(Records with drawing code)
□ □ □ □
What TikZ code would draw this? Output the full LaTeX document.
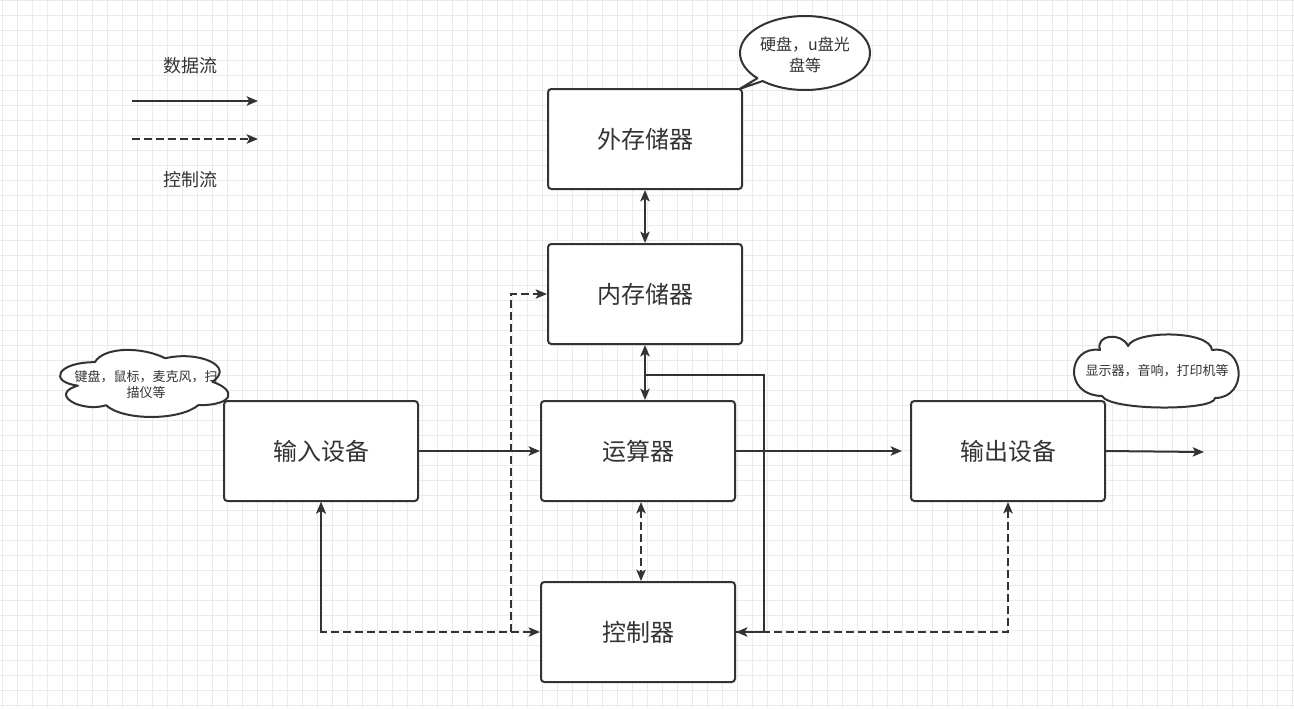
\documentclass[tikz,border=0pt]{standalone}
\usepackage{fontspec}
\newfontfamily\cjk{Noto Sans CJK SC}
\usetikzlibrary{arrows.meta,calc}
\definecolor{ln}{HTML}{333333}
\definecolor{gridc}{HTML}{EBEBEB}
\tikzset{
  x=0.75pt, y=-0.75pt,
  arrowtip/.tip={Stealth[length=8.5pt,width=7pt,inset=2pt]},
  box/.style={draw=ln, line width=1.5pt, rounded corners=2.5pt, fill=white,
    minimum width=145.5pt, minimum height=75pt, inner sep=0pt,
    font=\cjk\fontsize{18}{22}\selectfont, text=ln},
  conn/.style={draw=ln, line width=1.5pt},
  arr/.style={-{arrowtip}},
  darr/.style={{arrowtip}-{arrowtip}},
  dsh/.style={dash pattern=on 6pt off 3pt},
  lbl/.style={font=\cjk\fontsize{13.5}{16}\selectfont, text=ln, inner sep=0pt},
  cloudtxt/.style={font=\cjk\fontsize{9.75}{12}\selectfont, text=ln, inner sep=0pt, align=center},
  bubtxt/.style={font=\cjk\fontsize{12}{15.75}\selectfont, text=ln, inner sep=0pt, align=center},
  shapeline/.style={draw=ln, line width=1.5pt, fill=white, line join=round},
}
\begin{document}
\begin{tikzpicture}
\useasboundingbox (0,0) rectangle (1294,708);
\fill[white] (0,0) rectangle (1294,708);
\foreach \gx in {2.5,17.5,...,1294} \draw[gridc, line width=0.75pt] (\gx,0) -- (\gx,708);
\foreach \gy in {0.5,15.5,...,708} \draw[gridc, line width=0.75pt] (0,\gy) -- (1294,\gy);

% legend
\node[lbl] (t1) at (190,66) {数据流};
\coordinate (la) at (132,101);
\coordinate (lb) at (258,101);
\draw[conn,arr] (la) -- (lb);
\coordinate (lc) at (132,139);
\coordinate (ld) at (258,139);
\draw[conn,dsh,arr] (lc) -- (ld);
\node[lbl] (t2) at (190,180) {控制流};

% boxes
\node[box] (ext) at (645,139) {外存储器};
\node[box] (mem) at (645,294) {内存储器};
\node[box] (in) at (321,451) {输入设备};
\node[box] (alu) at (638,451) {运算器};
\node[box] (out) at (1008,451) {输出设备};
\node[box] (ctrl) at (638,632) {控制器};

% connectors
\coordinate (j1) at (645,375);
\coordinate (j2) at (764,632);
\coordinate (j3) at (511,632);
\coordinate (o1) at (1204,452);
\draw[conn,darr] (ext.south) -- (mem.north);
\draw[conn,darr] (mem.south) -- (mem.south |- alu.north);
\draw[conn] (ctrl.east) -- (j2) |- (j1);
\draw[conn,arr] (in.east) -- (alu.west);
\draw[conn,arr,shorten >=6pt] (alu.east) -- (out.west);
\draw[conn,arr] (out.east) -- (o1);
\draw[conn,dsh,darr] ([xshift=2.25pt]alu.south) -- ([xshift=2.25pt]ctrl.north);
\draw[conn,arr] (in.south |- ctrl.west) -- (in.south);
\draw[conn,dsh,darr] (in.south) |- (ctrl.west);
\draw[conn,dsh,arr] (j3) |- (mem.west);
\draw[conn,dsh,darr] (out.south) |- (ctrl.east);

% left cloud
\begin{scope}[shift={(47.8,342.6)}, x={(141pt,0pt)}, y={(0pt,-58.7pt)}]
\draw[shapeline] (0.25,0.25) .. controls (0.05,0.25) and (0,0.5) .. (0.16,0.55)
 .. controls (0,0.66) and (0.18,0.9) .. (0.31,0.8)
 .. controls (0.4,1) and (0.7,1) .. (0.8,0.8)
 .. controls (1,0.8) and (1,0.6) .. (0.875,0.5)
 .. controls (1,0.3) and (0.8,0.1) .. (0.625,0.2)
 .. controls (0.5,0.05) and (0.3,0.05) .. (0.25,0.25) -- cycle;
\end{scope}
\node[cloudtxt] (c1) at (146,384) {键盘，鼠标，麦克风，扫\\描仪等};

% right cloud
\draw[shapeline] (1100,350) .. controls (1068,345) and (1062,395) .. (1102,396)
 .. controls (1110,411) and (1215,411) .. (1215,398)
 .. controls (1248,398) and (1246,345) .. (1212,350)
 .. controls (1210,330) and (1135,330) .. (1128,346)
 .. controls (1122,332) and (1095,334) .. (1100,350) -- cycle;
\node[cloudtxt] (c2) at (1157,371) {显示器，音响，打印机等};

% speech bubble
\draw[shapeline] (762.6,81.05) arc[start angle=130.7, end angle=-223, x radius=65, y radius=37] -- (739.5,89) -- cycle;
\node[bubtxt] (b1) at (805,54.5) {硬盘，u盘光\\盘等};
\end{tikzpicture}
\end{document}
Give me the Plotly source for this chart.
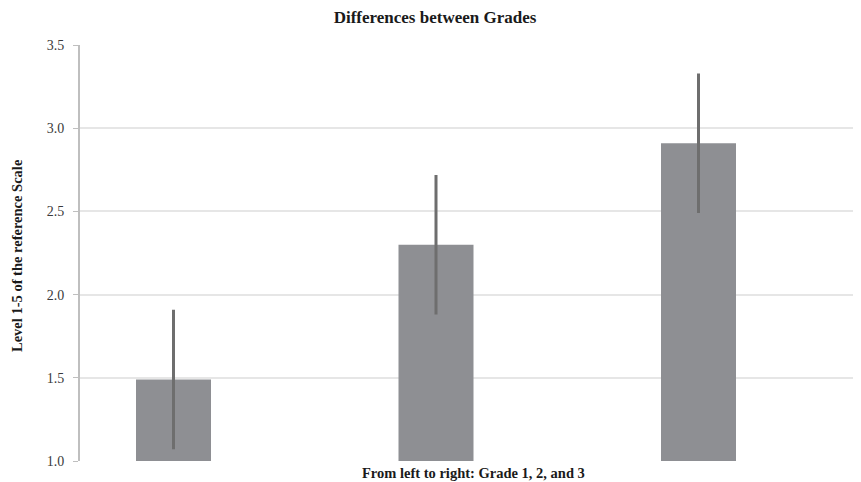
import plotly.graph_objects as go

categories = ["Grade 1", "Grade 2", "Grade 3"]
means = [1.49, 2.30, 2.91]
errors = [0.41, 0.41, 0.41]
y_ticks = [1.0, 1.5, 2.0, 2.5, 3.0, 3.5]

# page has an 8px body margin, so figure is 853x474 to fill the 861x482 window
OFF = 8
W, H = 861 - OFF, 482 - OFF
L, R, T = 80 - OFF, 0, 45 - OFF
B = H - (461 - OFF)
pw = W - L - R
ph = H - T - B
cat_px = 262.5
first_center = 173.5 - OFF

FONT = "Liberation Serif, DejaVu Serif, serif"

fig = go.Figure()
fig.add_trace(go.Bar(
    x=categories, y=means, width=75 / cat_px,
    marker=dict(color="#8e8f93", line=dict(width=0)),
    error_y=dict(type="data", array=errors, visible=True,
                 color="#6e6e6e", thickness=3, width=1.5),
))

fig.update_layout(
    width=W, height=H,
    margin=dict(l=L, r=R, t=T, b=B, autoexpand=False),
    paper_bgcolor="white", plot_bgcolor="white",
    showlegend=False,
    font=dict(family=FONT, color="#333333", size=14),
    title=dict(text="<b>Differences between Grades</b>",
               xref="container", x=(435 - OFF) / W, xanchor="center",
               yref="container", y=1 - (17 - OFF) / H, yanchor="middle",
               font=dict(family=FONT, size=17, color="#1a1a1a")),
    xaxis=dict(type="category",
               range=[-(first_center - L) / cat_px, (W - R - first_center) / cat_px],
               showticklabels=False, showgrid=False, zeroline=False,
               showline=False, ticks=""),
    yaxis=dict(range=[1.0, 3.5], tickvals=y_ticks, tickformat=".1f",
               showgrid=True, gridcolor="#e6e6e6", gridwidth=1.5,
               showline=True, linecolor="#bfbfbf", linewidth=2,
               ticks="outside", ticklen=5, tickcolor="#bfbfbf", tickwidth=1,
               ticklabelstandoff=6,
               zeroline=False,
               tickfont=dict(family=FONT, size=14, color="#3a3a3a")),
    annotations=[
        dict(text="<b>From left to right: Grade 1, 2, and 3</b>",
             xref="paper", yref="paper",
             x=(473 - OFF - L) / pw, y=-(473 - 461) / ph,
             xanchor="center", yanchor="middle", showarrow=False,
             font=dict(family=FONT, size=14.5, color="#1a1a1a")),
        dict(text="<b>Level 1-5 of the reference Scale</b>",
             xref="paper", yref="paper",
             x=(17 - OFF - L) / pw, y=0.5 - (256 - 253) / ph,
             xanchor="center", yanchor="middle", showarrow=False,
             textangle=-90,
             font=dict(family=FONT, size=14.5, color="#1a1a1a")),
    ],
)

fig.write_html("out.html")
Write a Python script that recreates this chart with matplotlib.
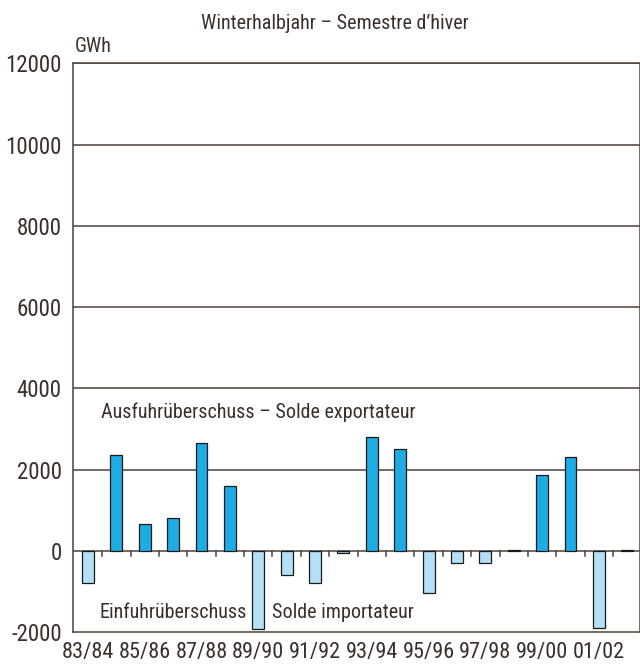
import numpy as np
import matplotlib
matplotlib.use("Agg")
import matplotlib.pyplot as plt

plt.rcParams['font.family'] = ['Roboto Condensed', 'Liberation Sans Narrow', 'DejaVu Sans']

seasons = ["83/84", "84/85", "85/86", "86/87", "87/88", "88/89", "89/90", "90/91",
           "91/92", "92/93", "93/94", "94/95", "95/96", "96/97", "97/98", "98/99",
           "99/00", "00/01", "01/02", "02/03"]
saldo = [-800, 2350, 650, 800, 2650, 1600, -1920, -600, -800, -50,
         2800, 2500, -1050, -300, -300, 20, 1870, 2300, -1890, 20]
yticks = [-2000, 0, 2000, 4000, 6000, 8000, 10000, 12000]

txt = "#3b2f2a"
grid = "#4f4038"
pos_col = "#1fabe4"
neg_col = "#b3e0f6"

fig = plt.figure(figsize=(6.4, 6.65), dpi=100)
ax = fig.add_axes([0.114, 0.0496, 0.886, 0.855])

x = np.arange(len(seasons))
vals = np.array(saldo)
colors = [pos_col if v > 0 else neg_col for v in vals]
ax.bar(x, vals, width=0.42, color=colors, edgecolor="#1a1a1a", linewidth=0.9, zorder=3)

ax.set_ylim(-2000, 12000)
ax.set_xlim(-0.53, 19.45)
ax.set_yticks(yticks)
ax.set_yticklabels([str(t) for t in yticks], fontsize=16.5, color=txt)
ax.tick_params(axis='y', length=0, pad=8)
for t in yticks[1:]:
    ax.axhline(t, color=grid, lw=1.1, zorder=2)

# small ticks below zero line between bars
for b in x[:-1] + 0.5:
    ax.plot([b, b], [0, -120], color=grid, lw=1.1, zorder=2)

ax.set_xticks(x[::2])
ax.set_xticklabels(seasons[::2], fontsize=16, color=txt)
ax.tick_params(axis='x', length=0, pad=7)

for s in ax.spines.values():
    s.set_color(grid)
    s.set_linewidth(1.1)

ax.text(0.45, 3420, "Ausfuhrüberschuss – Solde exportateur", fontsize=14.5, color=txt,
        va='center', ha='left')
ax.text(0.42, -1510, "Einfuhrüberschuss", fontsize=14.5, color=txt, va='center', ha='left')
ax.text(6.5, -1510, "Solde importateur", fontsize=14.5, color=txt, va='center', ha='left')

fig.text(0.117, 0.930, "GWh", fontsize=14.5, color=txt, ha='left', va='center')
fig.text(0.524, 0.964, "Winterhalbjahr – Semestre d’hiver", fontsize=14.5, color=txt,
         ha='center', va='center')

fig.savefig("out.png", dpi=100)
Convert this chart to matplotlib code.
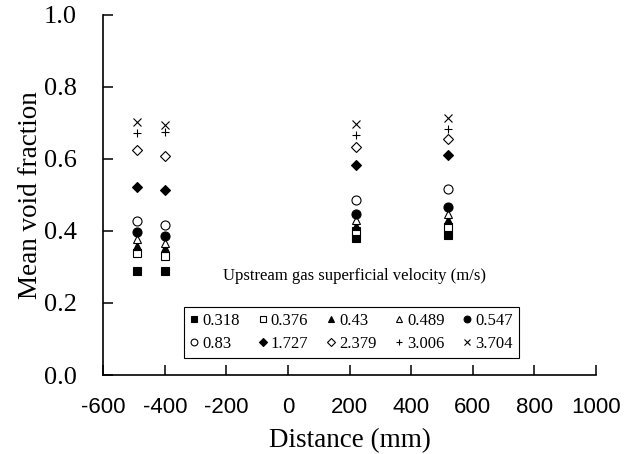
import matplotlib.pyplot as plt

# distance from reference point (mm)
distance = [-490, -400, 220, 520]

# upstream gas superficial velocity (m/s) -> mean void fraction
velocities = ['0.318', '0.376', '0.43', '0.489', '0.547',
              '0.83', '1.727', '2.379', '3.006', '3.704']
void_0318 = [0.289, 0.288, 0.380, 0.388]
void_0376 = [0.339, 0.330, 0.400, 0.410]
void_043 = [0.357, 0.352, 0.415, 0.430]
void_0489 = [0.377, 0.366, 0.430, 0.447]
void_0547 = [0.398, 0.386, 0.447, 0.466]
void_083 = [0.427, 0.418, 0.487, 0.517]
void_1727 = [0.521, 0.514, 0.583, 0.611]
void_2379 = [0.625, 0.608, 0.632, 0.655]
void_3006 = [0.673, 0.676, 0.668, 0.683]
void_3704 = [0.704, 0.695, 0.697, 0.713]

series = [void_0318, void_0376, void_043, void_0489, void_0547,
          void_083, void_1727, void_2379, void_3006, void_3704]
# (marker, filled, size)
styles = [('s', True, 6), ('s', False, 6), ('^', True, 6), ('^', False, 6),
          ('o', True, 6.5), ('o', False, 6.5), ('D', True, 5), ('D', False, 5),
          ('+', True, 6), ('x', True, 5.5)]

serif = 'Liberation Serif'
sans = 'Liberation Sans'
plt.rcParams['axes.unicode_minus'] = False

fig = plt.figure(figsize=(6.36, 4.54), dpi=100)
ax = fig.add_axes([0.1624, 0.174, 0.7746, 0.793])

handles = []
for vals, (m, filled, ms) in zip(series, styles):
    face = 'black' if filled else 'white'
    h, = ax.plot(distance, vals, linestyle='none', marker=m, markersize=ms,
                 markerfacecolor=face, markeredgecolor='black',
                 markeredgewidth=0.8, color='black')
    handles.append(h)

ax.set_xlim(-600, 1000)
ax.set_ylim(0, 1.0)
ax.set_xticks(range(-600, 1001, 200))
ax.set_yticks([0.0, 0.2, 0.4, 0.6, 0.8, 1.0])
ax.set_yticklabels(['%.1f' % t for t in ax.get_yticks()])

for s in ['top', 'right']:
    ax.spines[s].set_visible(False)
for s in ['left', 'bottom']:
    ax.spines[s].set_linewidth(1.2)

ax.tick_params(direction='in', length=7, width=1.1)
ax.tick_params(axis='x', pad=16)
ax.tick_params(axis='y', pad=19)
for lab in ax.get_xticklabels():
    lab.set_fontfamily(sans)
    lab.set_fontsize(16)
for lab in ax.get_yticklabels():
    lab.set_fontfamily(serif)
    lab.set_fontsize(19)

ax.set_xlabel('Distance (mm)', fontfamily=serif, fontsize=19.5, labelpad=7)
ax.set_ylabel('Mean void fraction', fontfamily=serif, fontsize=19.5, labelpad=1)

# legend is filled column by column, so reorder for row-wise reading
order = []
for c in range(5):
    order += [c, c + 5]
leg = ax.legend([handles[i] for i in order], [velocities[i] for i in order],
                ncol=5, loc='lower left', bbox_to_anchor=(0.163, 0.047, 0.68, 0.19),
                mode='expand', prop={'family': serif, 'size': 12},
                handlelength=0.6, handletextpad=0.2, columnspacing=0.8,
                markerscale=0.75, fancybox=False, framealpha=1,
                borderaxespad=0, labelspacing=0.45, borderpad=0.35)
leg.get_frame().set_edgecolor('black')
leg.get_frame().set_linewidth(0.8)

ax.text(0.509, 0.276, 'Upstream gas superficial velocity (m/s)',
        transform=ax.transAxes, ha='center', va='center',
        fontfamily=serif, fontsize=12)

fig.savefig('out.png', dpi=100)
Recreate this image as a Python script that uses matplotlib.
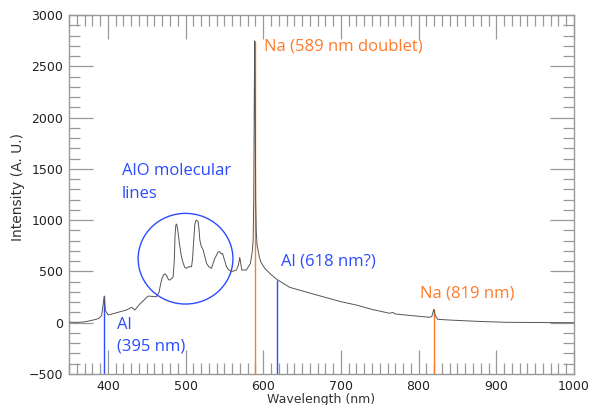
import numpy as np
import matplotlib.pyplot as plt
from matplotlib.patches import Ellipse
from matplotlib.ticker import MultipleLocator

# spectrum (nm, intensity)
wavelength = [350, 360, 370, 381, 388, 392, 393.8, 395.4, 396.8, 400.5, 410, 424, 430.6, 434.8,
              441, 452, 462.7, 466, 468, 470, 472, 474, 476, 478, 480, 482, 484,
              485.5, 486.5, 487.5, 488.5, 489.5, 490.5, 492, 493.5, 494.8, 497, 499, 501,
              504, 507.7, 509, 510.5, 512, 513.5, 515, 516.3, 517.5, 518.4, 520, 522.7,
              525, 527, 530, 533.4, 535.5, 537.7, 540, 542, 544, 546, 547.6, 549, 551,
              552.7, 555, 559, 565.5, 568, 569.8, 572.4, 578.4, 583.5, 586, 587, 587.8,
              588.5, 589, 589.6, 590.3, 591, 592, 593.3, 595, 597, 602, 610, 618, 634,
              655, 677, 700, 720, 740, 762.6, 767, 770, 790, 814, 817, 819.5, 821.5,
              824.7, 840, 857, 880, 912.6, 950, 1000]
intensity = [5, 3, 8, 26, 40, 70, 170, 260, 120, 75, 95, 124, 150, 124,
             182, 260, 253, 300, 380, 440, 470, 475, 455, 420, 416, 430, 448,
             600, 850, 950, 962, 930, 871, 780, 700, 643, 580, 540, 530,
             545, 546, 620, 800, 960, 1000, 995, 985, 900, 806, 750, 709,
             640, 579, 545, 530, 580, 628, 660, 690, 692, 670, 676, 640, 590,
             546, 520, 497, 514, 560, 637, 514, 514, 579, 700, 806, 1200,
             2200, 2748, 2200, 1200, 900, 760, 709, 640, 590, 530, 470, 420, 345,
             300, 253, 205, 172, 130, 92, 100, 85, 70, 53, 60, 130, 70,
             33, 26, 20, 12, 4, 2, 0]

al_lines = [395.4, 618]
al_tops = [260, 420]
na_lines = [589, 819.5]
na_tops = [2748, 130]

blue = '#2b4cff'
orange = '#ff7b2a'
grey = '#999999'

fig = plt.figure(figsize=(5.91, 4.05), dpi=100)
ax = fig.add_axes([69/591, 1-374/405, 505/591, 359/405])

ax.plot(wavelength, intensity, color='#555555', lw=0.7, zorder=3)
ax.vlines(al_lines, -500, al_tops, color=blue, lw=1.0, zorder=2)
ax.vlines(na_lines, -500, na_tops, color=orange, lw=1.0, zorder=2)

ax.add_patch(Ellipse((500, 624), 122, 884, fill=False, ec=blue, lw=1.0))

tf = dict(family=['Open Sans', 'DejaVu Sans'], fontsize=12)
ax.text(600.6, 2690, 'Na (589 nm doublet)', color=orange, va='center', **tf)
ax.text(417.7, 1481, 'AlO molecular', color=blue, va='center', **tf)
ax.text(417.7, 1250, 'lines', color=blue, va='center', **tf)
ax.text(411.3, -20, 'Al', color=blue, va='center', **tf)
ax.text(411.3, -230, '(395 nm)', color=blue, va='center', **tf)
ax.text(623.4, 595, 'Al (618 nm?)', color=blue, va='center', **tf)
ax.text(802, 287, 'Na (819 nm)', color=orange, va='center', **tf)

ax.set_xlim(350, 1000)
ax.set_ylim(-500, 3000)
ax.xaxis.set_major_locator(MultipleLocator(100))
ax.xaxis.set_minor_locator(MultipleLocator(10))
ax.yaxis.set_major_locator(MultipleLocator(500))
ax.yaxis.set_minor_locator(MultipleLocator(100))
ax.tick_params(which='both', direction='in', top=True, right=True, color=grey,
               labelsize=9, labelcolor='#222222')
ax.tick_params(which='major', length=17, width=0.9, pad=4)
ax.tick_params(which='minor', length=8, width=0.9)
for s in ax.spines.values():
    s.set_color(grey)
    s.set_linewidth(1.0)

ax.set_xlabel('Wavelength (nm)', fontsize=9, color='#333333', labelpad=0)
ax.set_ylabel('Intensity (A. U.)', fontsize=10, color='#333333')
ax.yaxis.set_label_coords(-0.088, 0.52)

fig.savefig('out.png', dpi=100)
□ □ □ □
## Task details
Copy only what runs above from the line containing "Recreate this image" through the line containing "grey = '#999999'", exactly. Leave out the pictures.

## Final answer
Recreate this image as a Python script that uses matplotlib.
import numpy as np
import matplotlib.pyplot as plt
from matplotlib.patches import Ellipse
from matplotlib.ticker import MultipleLocator

# spectrum (nm, intensity)
wavelength = [350, 360, 370, 381, 388, 392, 393.8, 395.4, 396.8, 400.5, 410, 424, 430.6, 434.8,
              441, 452, 462.7, 466, 468, 470, 472, 474, 476, 478, 480, 482, 484,
              485.5, 486.5, 487.5, 488.5, 489.5, 490.5, 492, 493.5, 494.8, 497, 499, 501,
              504, 507.7, 509, 510.5, 512, 513.5, 515, 516.3, 517.5, 518.4, 520, 522.7,
              525, 527, 530, 533.4, 535.5, 537.7, 540, 542, 544, 546, 547.6, 549, 551,
              552.7, 555, 559, 565.5, 568, 569.8, 572.4, 578.4, 583.5, 586, 587, 587.8,
              588.5, 589, 589.6, 590.3, 591, 592, 593.3, 595, 597, 602, 610, 618, 634,
              655, 677, 700, 720, 740, 762.6, 767, 770, 790, 814, 817, 819.5, 821.5,
              824.7, 840, 857, 880, 912.6, 950, 1000]
intensity = [5, 3, 8, 26, 40, 70, 170, 260, 120, 75, 95, 124, 150, 124,
             182, 260, 253, 300, 380, 440, 470, 475, 455, 420, 416, 430, 448,
             600, 850, 950, 962, 930, 871, 780, 700, 643, 580, 540, 530,
             545, 546, 620, 800, 960, 1000, 995, 985, 900, 806, 750, 709,
             640, 579, 545, 530, 580, 628, 660, 690, 692, 670, 676, 640, 590,
             546, 520, 497, 514, 560, 637, 514, 514, 579, 700, 806, 1200,
             2200, 2748, 2200, 1200, 900, 760, 709, 640, 590, 530, 470, 420, 345,
             300, 253, 205, 172, 130, 92, 100, 85, 70, 53, 60, 130, 70,
             33, 26, 20, 12, 4, 2, 0]

al_lines = [395.4, 618]
al_tops = [260, 420]
na_lines = [589, 819.5]
na_tops = [2748, 130]

blue = '#2b4cff'
orange = '#ff7b2a'
grey = '#999999'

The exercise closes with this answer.